# [Stated task]
Would you repeat the listing exactly but omit every picture?

# [Supplied information]
++++++++++++++++++++

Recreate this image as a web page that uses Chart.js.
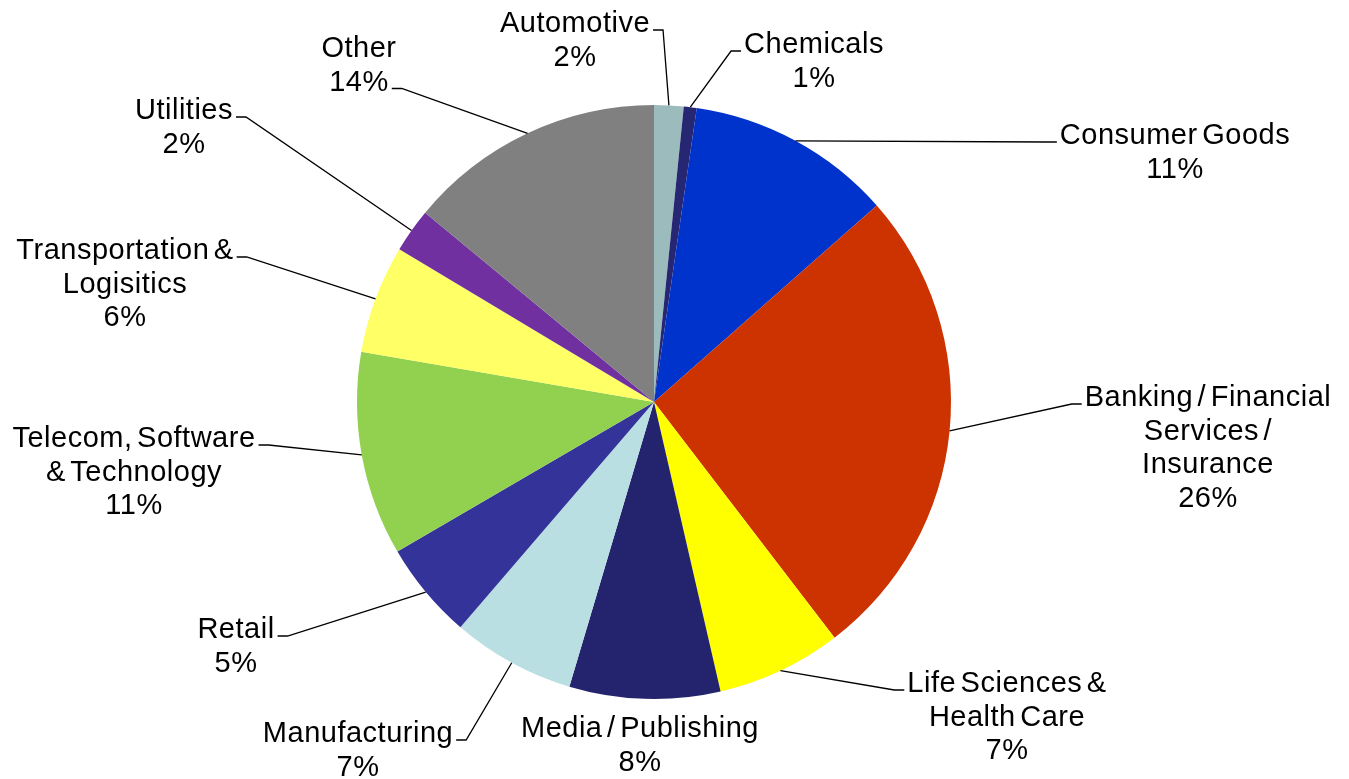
<!DOCTYPE html>
<html>
<head>
<meta charset="utf-8">
<script src="https://cdn.jsdelivr.net/npm/chart.js@4.4.0/dist/chart.umd.min.js"></script>
<style>
  html, body { margin: 0; padding: 0; background: #ffffff; }
  #wrap { width: 1349px; height: 779px; }
</style>
</head>
<body>
<div id="wrap"><canvas id="industryPie" width="1349" height="779"></canvas></div>
<script>
// industry names (multi-line where the label wraps)
const industries = [
    ['Automotive'],
    ['Chemicals'],
    ['Consumer Goods'],
    ['Banking / Financial', 'Services /', 'Insurance'],
    ['Life Sciences &', 'Health Care'],
    ['Media / Publishing'],
    ['Manufacturing'],
    ['Retail'],
    ['Telecom, Software', '& Technology'],
    ['Transportation &', 'Logisitics'],
    ['Utilities'],
    ['Other']
];

// share of each industry
const shares = [1.6, 0.7, 11.2, 26.1, 6.8, 8.2, 6.7, 5.3, 11.1, 5.9, 2.4, 14.0];

const sliceColors = [
    '#9bbbbd', '#262673', '#0033cc', '#cc3300', '#ffff00', '#24246e',
    '#b9dfe2', '#333399', '#92d050', '#ffff66', '#7030a0', '#808080'
];

// where each label sits, relative to the pie centre: [dx, dy of first baseline, line to attach, draw leader]
const labelOffsets = [
    [-79, -370, 0, true],
    [160, -349, 0, true],
    [521, -258, 0, true],
    [554, 4, 0, true],
    [353, 290, 0, true],
    [-14, 335, 0, false],
    [-296, 340, 0, true],
    [-418, 236, 0, true],
    [-520, 45, 0, true],
    [-529, -143, 0, true],
    [-470, -283, 0, true],
    [-295, -345, 1, true]
];

const total = shares.reduce((a, b) => a + b, 0);

const outsideLabels = {
    id: 'outsideLabels',
    afterDraw(chart) {
        const ctx = chart.ctx;
        const meta = chart.getDatasetMeta(0);
        const lineH = 33.5;
        ctx.save();
        ctx.font = '29px "Liberation Sans", Arial, sans-serif';
        if ('letterSpacing' in ctx) ctx.letterSpacing = '0.5px';
        if ('wordSpacing' in ctx) ctx.wordSpacing = '-4px';
        ctx.fillStyle = '#000000';
        ctx.strokeStyle = '#000000';
        ctx.lineWidth = 1.3;
        ctx.textAlign = 'center';
        ctx.textBaseline = 'alphabetic';

        meta.data.forEach((arc, i) => {
            const p = arc.getProps(['x', 'y', 'startAngle', 'endAngle', 'outerRadius'], true);
            const mid = (p.startAngle + p.endAngle) / 2;
            const sx = p.x + Math.cos(mid) * p.outerRadius;
            const sy = p.y + Math.sin(mid) * p.outerRadius;

            const [dx, dy, attach, leader] = labelOffsets[i];
            const lx = p.x + dx;
            const ly = p.y + dy;
            const pct = Math.round(shares[i] / total * 100) + '%';
            const lines = industries[i].concat([pct]);

            lines.forEach((t, k) => ctx.fillText(t, lx, ly + k * lineH));

            if (leader) {
                const w = ctx.measureText(lines[attach]).width;
                const ay = ly + attach * lineH - 2;
                let ax, ex;
                if (lx > sx) {
                    ax = lx - w / 2 - 3;
                    ex = ax - 10;
                } else {
                    ax = lx + w / 2 + 3;
                    ex = ax + 10;
                }
                ctx.beginPath();
                ctx.moveTo(sx, sy);
                ctx.lineTo(ex, ay);
                ctx.lineTo(ax, ay);
                ctx.stroke();
            }
        });
        ctx.restore();
    }
};

new Chart(document.getElementById('industryPie'), {
    type: 'pie',
    data: {
        labels: industries.map(l => l.join(' ')),
        datasets: [{
            data: shares,
            backgroundColor: sliceColors,
            borderWidth: 0
        }]
    },
    options: {
        responsive: false,
        animation: false,
        layout: {
            padding: { top: 105, bottom: 80, left: 357, right: 398 }
        },
        plugins: {
            legend: { display: false },
            tooltip: { enabled: false }
        }
    },
    plugins: [outsideLabels]
});
</script>
</body>
</html>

++++++++++++++++++++

# [Exercise response]
Recreate this image as a web page that uses Chart.js.
<!DOCTYPE html>
<html>
<head>
<meta charset="utf-8">
<script src="https://cdn.jsdelivr.net/npm/chart.js@4.4.0/dist/chart.umd.min.js"></script>
<style>
  html, body { margin: 0; padding: 0; background: #ffffff; }
  #wrap { width: 1349px; height: 779px; }
</style>
</head>
<body>
<div id="wrap"><canvas id="industryPie" width="1349" height="779"></canvas></div>
<script>
// industry names (multi-line where the label wraps)
const industries = [
    ['Automotive'],
    ['Chemicals'],
    ['Consumer Goods'],
    ['Banking / Financial', 'Services /', 'Insurance'],
    ['Life Sciences &', 'Health Care'],
    ['Media / Publishing'],
    ['Manufacturing'],
    ['Retail'],
    ['Telecom, Software', '& Technology'],
    ['Transportation &', 'Logisitics'],
    ['Utilities'],
    ['Other']
];

// share of each industry
const shares = [1.6, 0.7, 11.2, 26.1, 6.8, 8.2, 6.7, 5.3, 11.1, 5.9, 2.4, 14.0];

const sliceColors = [
    '#9bbbbd', '#262673', '#0033cc', '#cc3300', '#ffff00', '#24246e',
    '#b9dfe2', '#333399', '#92d050', '#ffff66', '#7030a0', '#808080'
];

// where each label sits, relative to the pie centre: [dx, dy of first baseline, line to attach, draw leader]
const labelOffsets = [
    [-79, -370, 0, true],
    [160, -349, 0, true],
    [521, -258, 0, true],
    [554, 4, 0, true],
    [353, 290, 0, true],
    [-14, 335, 0, false],
    [-296, 340, 0, true],
    [-418, 236, 0, true],
    [-520, 45, 0, true],
    [-529, -143, 0, true],
    [-470, -283, 0, true],
    [-295, -345, 1, true]
];

const total = shares.reduce((a, b) => a + b, 0);

const outsideLabels = {
    id: 'outsideLabels',
    afterDraw(chart) {
        const ctx = chart.ctx;
        const meta = chart.getDatasetMeta(0);
        const lineH = 33.5;
        ctx.save();
        ctx.font = '29px "Liberation Sans", Arial, sans-serif';
        if ('letterSpacing' in ctx) ctx.letterSpacing = '0.5px';
        if ('wordSpacing' in ctx) ctx.wordSpacing = '-4px';
        ctx.fillStyle = '#000000';
        ctx.strokeStyle = '#000000';
        ctx.lineWidth = 1.3;
        ctx.textAlign = 'center';
        ctx.textBaseline = 'alphabetic';

        meta.data.forEach((arc, i) => {
            const p = arc.getProps(['x', 'y', 'startAngle', 'endAngle', 'outerRadius'], true);
            const mid = (p.startAngle + p.endAngle) / 2;
            const sx = p.x + Math.cos(mid) * p.outerRadius;
            const sy = p.y + Math.sin(mid) * p.outerRadius;

            const [dx, dy, attach, leader] = labelOffsets[i];
            const lx = p.x + dx;
            const ly = p.y + dy;
            const pct = Math.round(shares[i] / total * 100) + '%';
            const lines = industries[i].concat([pct]);

            lines.forEach((t, k) => ctx.fillText(t, lx, ly + k * lineH));

            if (leader) {
                const w = ctx.measureText(lines[attach]).width;
                const ay = ly + attach * lineH - 2;
                let ax, ex;
                if (lx > sx) {
                    ax = lx - w / 2 - 3;
                    ex = ax - 10;
                } else {
                    ax = lx + w / 2 + 3;
                    ex = ax + 10;
                }
                ctx.beginPath();
                ctx.moveTo(sx, sy);
                ctx.lineTo(ex, ay);
                ctx.lineTo(ax, ay);
                ctx.stroke();
            }
        });
        ctx.restore();
    }
};

new Chart(document.getElementById('industryPie'), {
    type: 'pie',
    data: {
        labels: industries.map(l => l.join(' ')),
        datasets: [{
            data: shares,
            backgroundColor: sliceColors,
            borderWidth: 0
        }]
    },
    options: {
        responsive: false,
        animation: false,
        layout: {
            padding: { top: 105, bottom: 80, left: 357, right: 398 }
        },
        plugins: {
            legend: { display: false },
            tooltip: { enabled: false }
        }
    },
    plugins: [outsideLabels]
});
</script>
</body>
</html>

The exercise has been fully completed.